Retailers Going Bankrupt at Staggering Rate on Flood of Store Closures
By F McGuire
Retailers reportedly are filing for bankruptcy protection at a disturbing rate that’s flirting with recessionary levels.
Meanwhile, a steady stream of store closures continues to haunt the battered American retail industry.
“It’s only April, and nine retailers have already filed for bankruptcy since the start of the year — as many as all of last year,” Business Insider explained.
“2017 will be the year of retail bankruptcies,” Corali Lopez-Castro, a bankruptcy lawyer, told Business Insider. “Retailers are running out of cash, and the dominoes are starting to fall.”
More than 3,500 stores are expected to close over the next several months, BI reported.
Annual retail bankruptcies peaked at a total of 20 in 2008. The U.S. could hit that dismal milestone by September if the rate is sustained, CNBC has reported.
The pace of store closings this year is already ahead of 2008, that measurement’s most recent peak, according to Credit Suisse Group AG.
In the past year, companies including American Apparel and Limited Stores have begun shutting down retail operations, while dressmaker BCBG Max Azria, discount shoe seller Payless Inc., and department store operator Gordmans Stores have filed for bankruptcy.
The rapid descent of so many retailers has left shopping malls with hundreds of slots to fill, and the pain could be just beginning, Bloomberg reported.
More than 10 percent of U.S. retail space, or nearly 1 billion square feet, may need to be closed, converted to other uses or renegotiated for lower rent in coming years, according to data provided to Bloomberg by CoStar Group.
“It’s an industry that’s still in search for answers,” said Noel Hebert, an analyst at Bloomberg Intelligence. “I don’t know how many malls can reinvent themselves.”
With retail rents on the rise due to record-low vacancies, and e-commerce continuing to generate more sales, more stores going dark is inevitable, said Marshal Cohen, chief industry analyst at NPD Group. Now that so many retailers have announced closings, investors may be less skittish when a company does the same, he said.
“This is now a commonplace opportunity for retailers to evaluate and cleanse, looking at every single store and determining whether or not they need that,” Cohen told Bloomberg. “When so many are doing it, they don’t look so bad. It’s almost wrong if you don’t close a store.”

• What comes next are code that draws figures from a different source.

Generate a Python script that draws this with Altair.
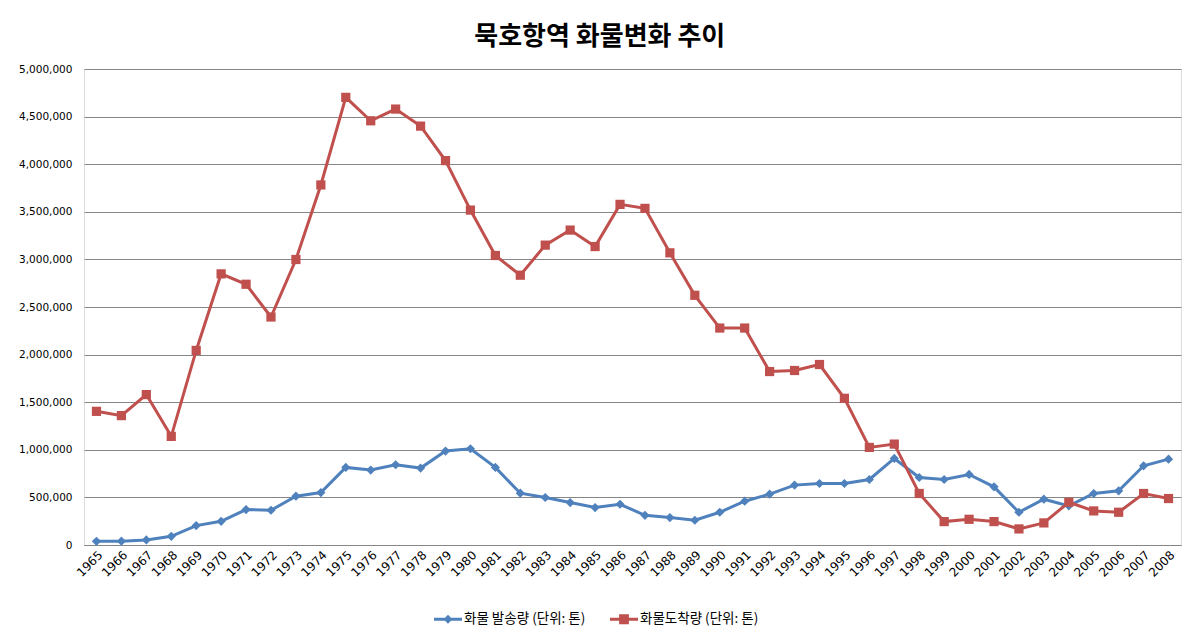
import altair as alt
import pandas as pd

years = ["1965","1966","1967","1968","1969","1970","1971","1972","1973","1974",
         "1975","1976","1977","1978","1979","1980","1981","1982","1983","1984",
         "1985","1986","1987","1988","1989","1990","1991","1992","1993","1994",
         "1995","1996","1997","1998","1999","2000","2001","2002","2003","2004",
         "2005","2006","2007","2008"]

send = [39000, 40000, 53000, 91000, 204000, 249000, 372000, 365000, 513000, 551000,
        815000, 787000, 843000, 808000, 987000, 1011000, 815000, 544000, 499000, 446000,
        393000, 428000, 312000, 288000, 260000, 344000, 460000, 534000, 629000, 646000,
        646000, 688000, 909000, 709000, 688000, 741000, 611000, 344000, 481000, 411000,
        541000, 569000, 832000, 902000]

arrive = [1404000, 1359000, 1580000, 1141000, 2044000, 2848000, 2739000, 2395000, 2999000, 3782000,
          4702000, 4456000, 4579000, 4400000, 4038000, 3518000, 3041000, 2834000, 3150000, 3308000,
          3135000, 3578000, 3536000, 3069000, 2623000, 2279000, 2279000, 1822000, 1833000, 1896000,
          1541000, 1025000, 1060000, 541000, 246000, 270000, 246000, 169000, 232000, 449000,
          358000, 344000, 541000, 488000]

series_names = ["화물 발송량 (단위: 톤)", "화물도착량 (단위: 톤)"]
colors = ["#4F81BD", "#C0504D"]

rows = []
for name, vals in zip(series_names, [send, arrive]):
    for i, (y, v) in enumerate(zip(years, vals)):
        rows.append({"year": y, "series": name, "value": v, "order": i})
df = pd.DataFrame(rows)

kfont = "Noto Sans CJK KR"

x_enc = alt.X("year:O", sort=years, title=None,
              axis=alt.Axis(labelAngle=-45, labelFont="DejaVu Sans", labelFontSize=12,
                            labelColor="#000000", ticks=False, domain=True,
                            domainColor="#868686", labelPadding=4, grid=False))
y_enc = alt.Y("value:Q", title=None,
              scale=alt.Scale(domain=[0, 5000000], nice=False),
              axis=alt.Axis(values=[0, 500000, 1000000, 1500000, 2000000, 2500000, 3000000,
                                    3500000, 4000000, 4500000, 5000000],
                            format=",d", labelFont="DejaVu Sans", labelFontSize=10.5,
                            labelColor="#000000", ticks=False, domain=False,
                            gridColor="#868686", gridWidth=1, labelPadding=12))

color_scale = alt.Scale(domain=series_names, range=colors)

base = alt.Chart(df)

lines = base.mark_line(strokeWidth=3).encode(
    x=x_enc, y=y_enc,
    color=alt.Color("series:N", scale=color_scale, legend=None),
    detail="series:N",
    order="order:Q",
)

points = base.mark_point(filled=True, opacity=1, size=85).encode(
    x=x_enc, y=y_enc,
    color=alt.Color("series:N", scale=color_scale, legend=None),
    shape=alt.Shape("series:N", scale=alt.Scale(domain=series_names, range=["diamond", "square"]),
                    legend=None),
)

diamond_path = "M-1,-0.1L1,-0.1L1,0.1L-1,0.1Z M0,-0.32L0.32,0L0,0.32L-0.32,0Z"
square_path = "M-1,-0.1L1,-0.1L1,0.1L-1,0.1Z M-0.35,-0.35L0.35,-0.35L0.35,0.35L-0.35,0.35Z"

legend_params = alt.Legend(title=None, orient="none", direction="horizontal",
                           legendX=350, legendY=536, symbolSize=784,
                           labelFont=kfont, labelFontSize=13.5, labelColor="#000000",
                           columnPadding=24, labelOffset=2, symbolStrokeWidth=0)

legend_layer = base.mark_point(filled=True, opacity=1).encode(
    x=x_enc, y=y_enc,
    color=alt.Color("series:N", scale=alt.Scale(domain=series_names, range=colors),
                    legend=legend_params),
    shape=alt.Shape("series:N", scale=alt.Scale(domain=series_names,
                                                range=[diamond_path, square_path]),
                    legend=legend_params),
).transform_filter("false")

chart = alt.layer(lines, points, legend_layer).resolve_scale(
    shape="independent", color="independent"
).properties(
    width=1097, height=476,
    title=alt.TitleParams("묵호항역 화물변화 추이", font=kfont, fontSize=26, fontWeight="bold",
                          color="#000000", anchor="middle", frame="bounds", offset=14),
    padding={"left": 10, "top": 16, "right": 5, "bottom": 5},
).configure_view(stroke=None).configure(background="#FFFFFF")

chart.save("out.html", embed_options={"renderer": "svg", "actions": False})
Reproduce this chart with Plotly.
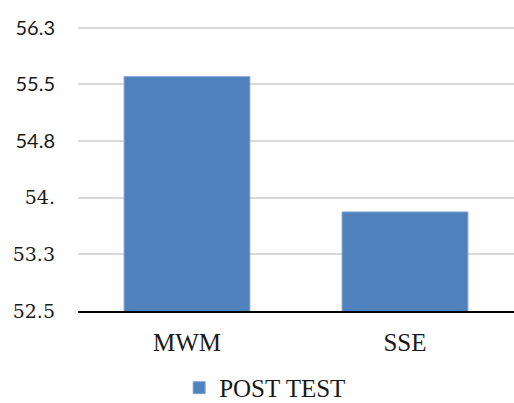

Steve Beaman, chairman the Society to Advance Financial Education, recently told Newsmax TV that mass store closures and layoffs by Sears, Macy’s and Kmart only prove that the retail industry continues to undergo a sea change because of online shopping.
And this seismic shift may soon extinguish a cultural landmark of the recent past – the American shopping mall.
JD Hayworth asked Beaman on Newsmax TV’s “America Talks Live” if malls are a relic of a bygone era.
“My personal opinion is they are,” he said. He cited many many requiring adults to chaperone those under the ages of 21 or 18.
“So we’re already going to see the demise of it being the hang out for kids and I think that will change the retailing habits of it. The overall security concerns of the brick-and-mortar retailers is going to become a draining cost on them. So, they’re going to think more and more let’s go to the internet,” he said.
To be sure, Newsmax Finance Insider Jeff Snyder said the retail malaise just may be indicative of a deeper economic malady.
“When analyzing the shift in consumer preferences it is usually presented as “all or nothing,” meaning that shoppers leaving brick-and-mortar stores are bestowed with a convenience option that they are exercising,” Snyder wrote for Newsmax Finance.
Instead, the shift toward online may not be separable from the “weak demand environment” at all. In other words, if consumers have become fickle about bargains and finding the lowest price, that may be just as much macro-economic as micro-economic.
It may be that online retailers are best positioned in a downward economic transition because they can offer better prices without having the burden of the huge sales distribution costs that come with operating physical stores.
That seems to be the judgment of the world’s producers as this “manufacturing recession” continues on and on.